C'était quelqu'un, dites-vous aussi, qui combattait constamment la folie, c'est-à-dire le sentiment de «déréalisation».

«C'est l'absolu qui vous détraque», écrit Jacques Rivière à Antonin Artaud dans une lettre de mars 1924, à propos de l'esprit torturé du poète entièrement tourné vers la pensée pure. Il faut que vous donniez un objet précis à votre pensée, lui disait Rivière, sinon vous êtes perdu. Vous êtes toujours confronté à l'infini, à la totalité. Et ça, c'est Aquin... C'est le tout ou rien, il n'y a pas de contrainte. C'est admirable, mais on comprend très bien pourquoi il a une sorte d'inaptitude à l'action, malgré toutes ses velléités de s'incarner comme banquier, réalisateur, éditeur ou promoteur de course automobile. Et même ultimement une sorte d'inaptitude à la création... Je maintiens qu'on ne peut pas créer, qu'on ne peut pas agir ou vivre, si on n'a pas la foi ou l'intuition que tout ceci, cette activité souvent très pénible, a un sens. Qu'il y a une cohérence universelle, une histoire qui fait que les molécules se tiennent ensemble et que le rôle de l'écrivain est de faire en sorte que la vie circule entre toutes ces parties. Quand cette foi-là est perdue, pourquoi faire des livres? Pourquoi continuer de vivre?

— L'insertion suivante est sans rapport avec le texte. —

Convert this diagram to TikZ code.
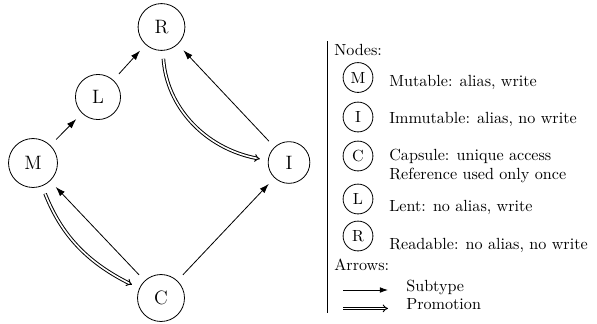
\documentclass[tikz,border=0pt]{standalone}
\usetikzlibrary{arrows.meta,bending}
\begin{document}
\begin{tikzpicture}[x=0.62pt,y=-0.62pt,
  capnode/.style={draw,circle,line width=0.5pt,inner sep=6pt,font=\large},
  keycap/.style={draw,circle,line width=0.5pt,inner sep=1pt,minimum size=18.5pt},
  subtype/.style={line width=0.5pt,-{Latex[length=6pt,width=4pt]},shorten >=5pt,shorten <=5pt},
  promoteline/.style={line width=0.6pt,double,double distance=1pt,-{Implies}},
  promote/.style={promoteline,shorten >=5pt,shorten <=5pt},
  keytext/.style={anchor=base west,inner sep=0pt}]
\useasboundingbox (0,0) rectangle (597,323);

% capability lattice
\node[capnode] (R) at (161.5,27) {R};
\node[capnode] (L) at (98,97) {L};
\node[capnode] (M) at (33,163) {M};
\node[capnode] (I) at (289,162.5) {I};
\node[capnode] (C) at (161,298) {C};

\draw[subtype] (M) -- (L);
\draw[subtype] (L) -- (R);
\draw[subtype] (I) -- (R);
\draw[subtype] (C) -- (I);
\draw[subtype] (C) -- (M);
\draw[promote] (R) to[bend right=40] (I);
\draw[promote] (M) to[bend right=22] (C);

% key
\draw[line width=0.5pt] (327,41) coordinate (top) -- (327,313) coordinate (bot);
\node[keytext] (hn) at (334,55) {Nodes:};
\node[keycap] (kM) at (358,77.5) {M};
\node[keytext] (tM) at (389,86) {Mutable: alias, write};
\node[keycap] (kI) at (358,117) {I};
\node[keytext] (tI) at (389,123) {Immutable: alias, no write};
\node[keycap] (kC) at (358,156) {C};
\node[keytext] (tC) at (389,160.5) {Capsule: unique access};
\node[keytext] (tC2) at (389,179.5) {Reference used only once};
\node[keycap] (kL) at (358,199) {L};
\node[keytext] (tL) at (389,211.5) {Lent: no alias, write};
\node[keycap] (kR) at (358,236) {R};
\node[keytext] (tR) at (389,249.5) {Readable: no alias, no write};
\node[keytext] (ha) at (334,270.5) {Arrows:};
\coordinate (s0) at (343,290);
\coordinate (s1) at (388,290);
\draw[line width=0.5pt,-{Latex[length=5pt,width=3.5pt]}] (s0) -- (s1);
\node[keytext] (ts) at (406,291) {Subtype};
\coordinate (p0) at (343,308.4);
\coordinate (p1) at (388,308.4);
\draw[promoteline] (p0) -- (p1);
\node[keytext] (tp) at (406,309) {Promotion};
\end{tikzpicture}
\end{document}
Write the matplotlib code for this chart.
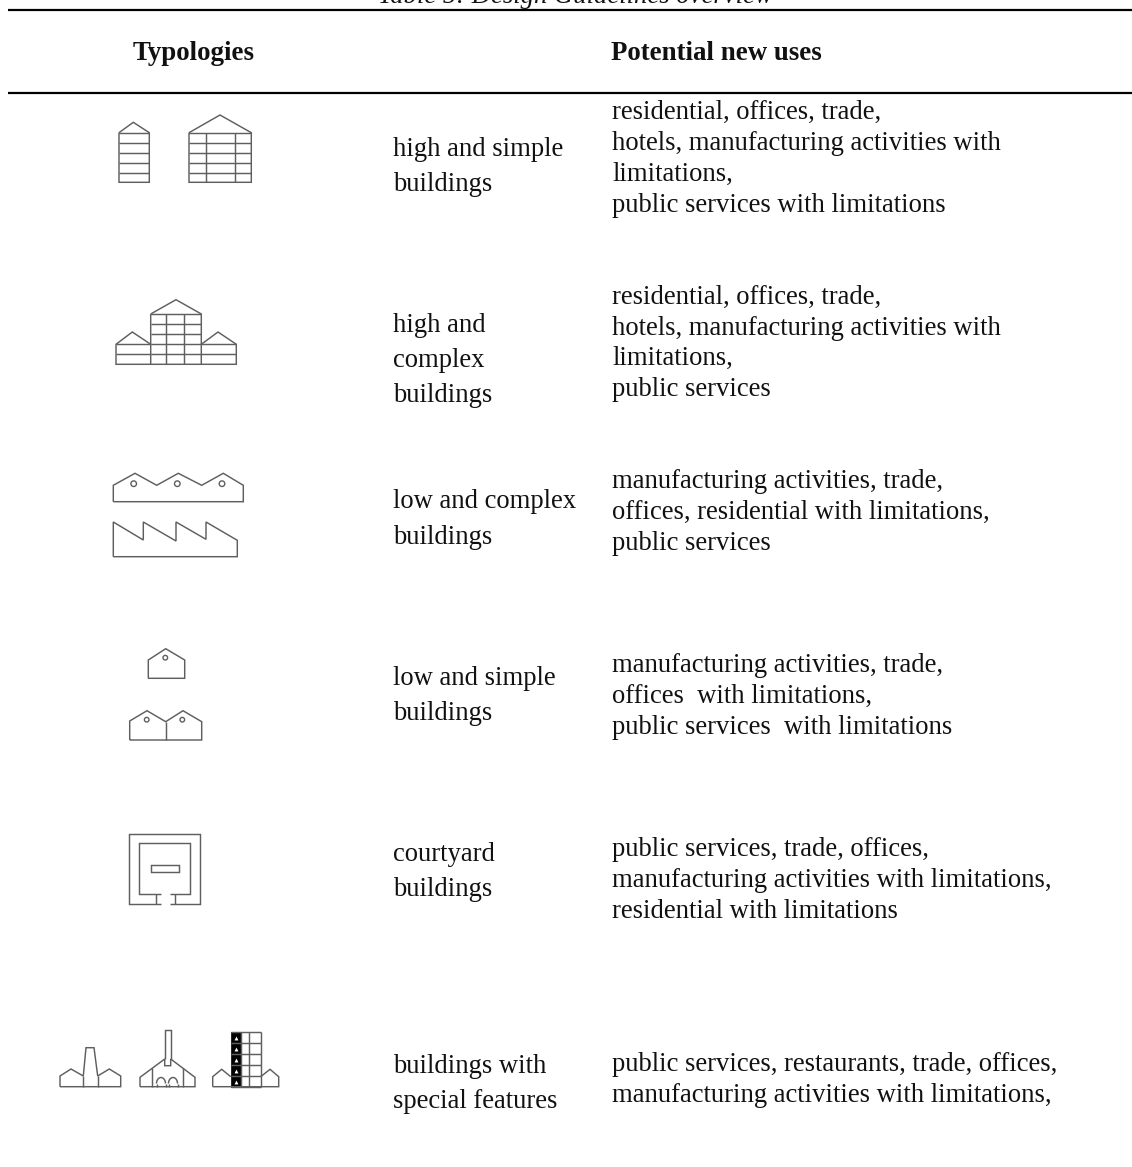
#!/usr/bin/env python3
# -*- coding: utf-8 -*-
import matplotlib
matplotlib.use("Agg")
import matplotlib.pyplot as plt
from matplotlib.patches import Circle, Rectangle, Arc

W, H = 1132, 1167
SERIF = "Liberation Serif"
FS = 19.2
ICON = "#5f5f5f"
INK = "#111111"

title = "Table 5: Design Guidelines overview"
headers = [("Typologies", 133), ("Potential new uses", 611)]

# (text, baseline y) for the two text columns
typologies = [
    ("high and simple", 156), ("buildings", 191),
    ("high and", 332), ("complex", 367), ("buildings", 402),
    ("low and complex", 508), ("buildings", 544),
    ("low and simple", 685), ("buildings", 720),
    ("courtyard", 861), ("buildings", 896),
    ("buildings with", 1073), ("special features", 1108),
]
uses = [
    ("residential, offices, trade,", 119),
    ("hotels, manufacturing activities with", 150),
    ("limitations,", 181),
    ("public services with limitations", 212),
    ("residential, offices, trade,", 304),
    ("hotels, manufacturing activities with", 335),
    ("limitations,", 365),
    ("public services", 396),
    ("manufacturing activities, trade,", 488),
    ("offices, residential with limitations,", 519),
    ("public services", 550),
    ("manufacturing activities, trade,", 672),
    ("offices  with limitations,", 703),
    ("public services  with limitations", 734),
    ("public services, trade, offices,", 856),
    ("manufacturing activities with limitations,", 887),
    ("residential with limitations", 918),
    ("public services, restaurants, trade, offices,", 1071),
    ("manufacturing activities with limitations,", 1102),
]

# icon outlines, traced in page pixels
# row 1
small_tower = [(119, 132.7), (133.3, 122.3), (149.3, 132.7), (149.3, 182.3), (119, 182.3), (119, 132.7)]
small_floors = [132.7, 142.7, 152.7, 162.7, 172.7]
wide_tower = [(189, 132.7), (220, 115), (251.3, 132.7), (251.3, 182.3), (189, 182.3), (189, 132.7)]
wide_floors = [132.7, 142.7, 152.7, 162.7, 172.7]
wide_cols = [205.7, 234.7]
# row 2
mid_block = [(150.7, 314), (176, 299.7), (201.3, 314), (201.3, 364.3), (150.7, 364.3), (150.7, 314)]
mid_floors = [314, 324, 334, 344.3, 354.3]
mid_cols = [166.3, 184.3]
left_wing = [(150.7, 344.3), (132.3, 332), (116, 344.3), (116, 364.3), (150.7, 364.3)]
right_wing = [(201.3, 344.3), (218, 332), (236.3, 344.3), (236.3, 364.3), (201.3, 364.3)]
wing_floors = [(116, 150.7, 344.3), (116, 150.7, 354.3), (201.3, 236.3, 344.3), (201.3, 236.3, 354.3)]
# row 3
shed_round = [(113.3, 501.7), (113.3, 485.3), (135, 473.3), (156.7, 485.3), (178.3, 473.3), (201.7, 485.3),
              (223.3, 473.3), (243.3, 485.3), (243.3, 501.7), (113.3, 501.7)]
shed_holes = [(133.7, 483.7), (177.3, 483.7), (222, 483.7)]
saw_teeth = [(113.3, 556.7), (113.3, 522), (143.3, 540), (143.3, 522), (176, 541), (176, 522), (206, 539.3),
             (206, 522), (237.3, 540.3), (237.3, 556.7), (113.3, 556.7)]
# row 4
one_house = [(148.3, 678.3), (148.3, 660), (165.7, 648.7), (184.7, 660), (184.7, 678.3), (148.3, 678.3)]
one_hole = [(165.3, 657.7)]
two_house = [(129.7, 740), (129.7, 721), (147, 710.7), (165.7, 721.7), (183, 710.7), (201.7, 721.7),
             (201.7, 740), (129.7, 740)]
two_wall = [(165.7, 721.7), (165.7, 740)]
two_holes = [(146.7, 719.7), (182.3, 719.7)]
# row 5
court_lines = [
    [(161.3, 903.7), (128.7, 903.7), (128.7, 833.7), (200.3, 833.7), (200.3, 903.7), (169.7, 903.7)],
    [(161.3, 893.7), (139, 893.7), (139, 843.3), (190.3, 843.3), (190.3, 893.7), (169.7, 893.7)],
    [(156, 893.7), (156, 903.7)],
    [(175, 893.7), (175, 903.7)],
]
court_box = (151, 864.7, 27.7, 7.3)
# row 6
stack_lines = [
    [(60, 1086.7), (60, 1076), (71, 1069), (83.3, 1076), (86, 1047.7), (94, 1047.7), (97.7, 1076),
     (109.3, 1069), (120.7, 1076), (120.7, 1086.7), (60, 1086.7)],
    [(83.3, 1076), (83.3, 1086.7)],
    [(97.7, 1076), (97.7, 1086.7)],
]
chimney_lines = [
    [(140, 1086.7), (140, 1077.3), (164.7, 1059), (164.7, 1065.7), (170.7, 1065.7), (170.7, 1059),
     (195, 1077.3), (195, 1086.7), (140, 1086.7)],
    [(164.7, 1059), (164.7, 1029.7), (170.7, 1029.7), (170.7, 1059)],
    [(152.3, 1068), (152.3, 1086.7)],
    [(183.3, 1068), (183.3, 1086.7)],
]
arches = [(161, 1083.5), (173, 1083.5)]
grid_side = [(212.7, 1086.7), (212.7, 1076.7), (221.7, 1069.3), (230.7, 1076.7)]
grid_side2 = [(260.7, 1076.7), (270, 1069.3), (278.7, 1076.7), (278.7, 1086.7), (212.7, 1086.7)]
grid_black = (230.7, 1032.3, 10.7, 54.4)
grid_floors = [1032.3, 1043, 1054, 1065, 1076, 1086.7]
grid_cols = [241.3, 249.3, 260.7]
grid_marks = [1037.7, 1048.5, 1059.5, 1070.5, 1081.5]

fig = plt.figure(figsize=(W / 100, H / 100), dpi=100)
ax = fig.add_axes([0, 0, 1, 1])
ax.set_xlim(0, W)
ax.set_ylim(H, 0)
ax.axis("off")


def outline(pts, lw=1.05):
    ax.plot([p[0] for p in pts], [p[1] for p in pts], color=ICON, lw=lw,
            solid_joinstyle="miter", solid_capstyle="butt")


def holes(pts, r=2.8):
    for p in pts:
        ax.add_patch(Circle(p, r, fill=False, ec=ICON, lw=1.0))


def grid(x0, x1, y0, y1, floors, cols):
    for y in floors:
        outline([(x0, y), (x1, y)])
    for x in cols:
        outline([(x, y0), (x, y1)])


# rules and texts
for y in (10, 92.7):
    ax.plot([8, W], [y, y], color="black", lw=1.6, solid_capstyle="butt")

# the title is cut by the top edge in the reference too
ax.text(575, 3, title, family=SERIF, style="italic", fontsize=FS, color=INK, ha="center", va="baseline")
for txt, x in headers:
    ax.text(x, 60, txt, family=SERIF, weight="bold", fontsize=19.4, color=INK, ha="left", va="baseline")
for txt, y in typologies:
    ax.text(393, y, txt, family=SERIF, fontsize=FS, color=INK, ha="left", va="baseline")
for txt, y in uses:
    ax.text(612, y, txt, family=SERIF, fontsize=FS, color=INK, ha="left", va="baseline")

# row 1
outline(small_tower)
grid(119, 149.3, 132.7, 182.3, small_floors, [])
outline(wide_tower)
grid(189, 251.3, 132.7, 182.3, wide_floors, wide_cols)

# row 2
outline(mid_block)
grid(150.7, 201.3, 314, 364.3, mid_floors, mid_cols)
outline(left_wing)
outline(right_wing)
for x0, x1, y in wing_floors:
    outline([(x0, y), (x1, y)])

# row 3
outline(shed_round)
holes(shed_holes)
outline(saw_teeth)

# row 4
outline(one_house)
holes(one_hole, 2.3)
outline(two_house)
outline(two_wall)
holes(two_holes, 2.3)

# row 5
for line in court_lines:
    outline(line)
ax.add_patch(Rectangle(court_box[:2], court_box[2], court_box[3], fill=False, ec=ICON, lw=1.05))

# row 6
for line in stack_lines:
    outline(line)
for line in chimney_lines:
    outline(line)
for x, y in arches:
    ax.add_patch(Arc((x, y), 9, 12, theta1=180, theta2=360, color=ICON, lw=1.05))
    outline([(x - 4.5, y), (x - 4.5, 1086.7)])
    outline([(x + 4.5, y), (x + 4.5, 1086.7)])
outline(grid_side)
outline(grid_side2)
ax.add_patch(Rectangle(grid_black[:2], grid_black[2], grid_black[3], fc="black", ec="black", lw=0.5))
grid(230.7, 260.7, 1032.3, 1086.7, grid_floors, grid_cols)
ax.plot([236] * len(grid_marks), grid_marks, ls="none", marker="^", ms=2.8, color="white", mew=0)

fig.savefig("out.png", dpi=100)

Et qu'en est-il de la foi ou de l'espérance qu'il fondait dans le pays à venir?

Malgré tout ce qu'il a dit pour le pays, pour l'enracinement, l'indépendance, s'il l'a tellement prêché c'est parce qu'il en était incapable... Son destin, c'était d'être un errant, un exilé, c'était d'être quelqu'un qui était dans la pensée romantique du «tout ou rien» ou dans l'infini qui détraque. Dans son journal, il se révèle très tôt d'une lucidité incroyable à l'égard de lui-même. Et là, on voit bien qu'il s'agit d'un destin, non seulement artistique, mais spirituel. La matière même de ce journal, qu'on retrouve bien sûr dans ses romans, c'est le drame de quelqu'un qui perd la foi. On ne dit plus ça aujourd'hui... Pas nécessairement la foi en un Dieu, mais la foi en cette chose qui nous fait croire que tout ceci a quand même un sens et qui nous permet de supporter la tension permanente qui soutient l'acte créateur.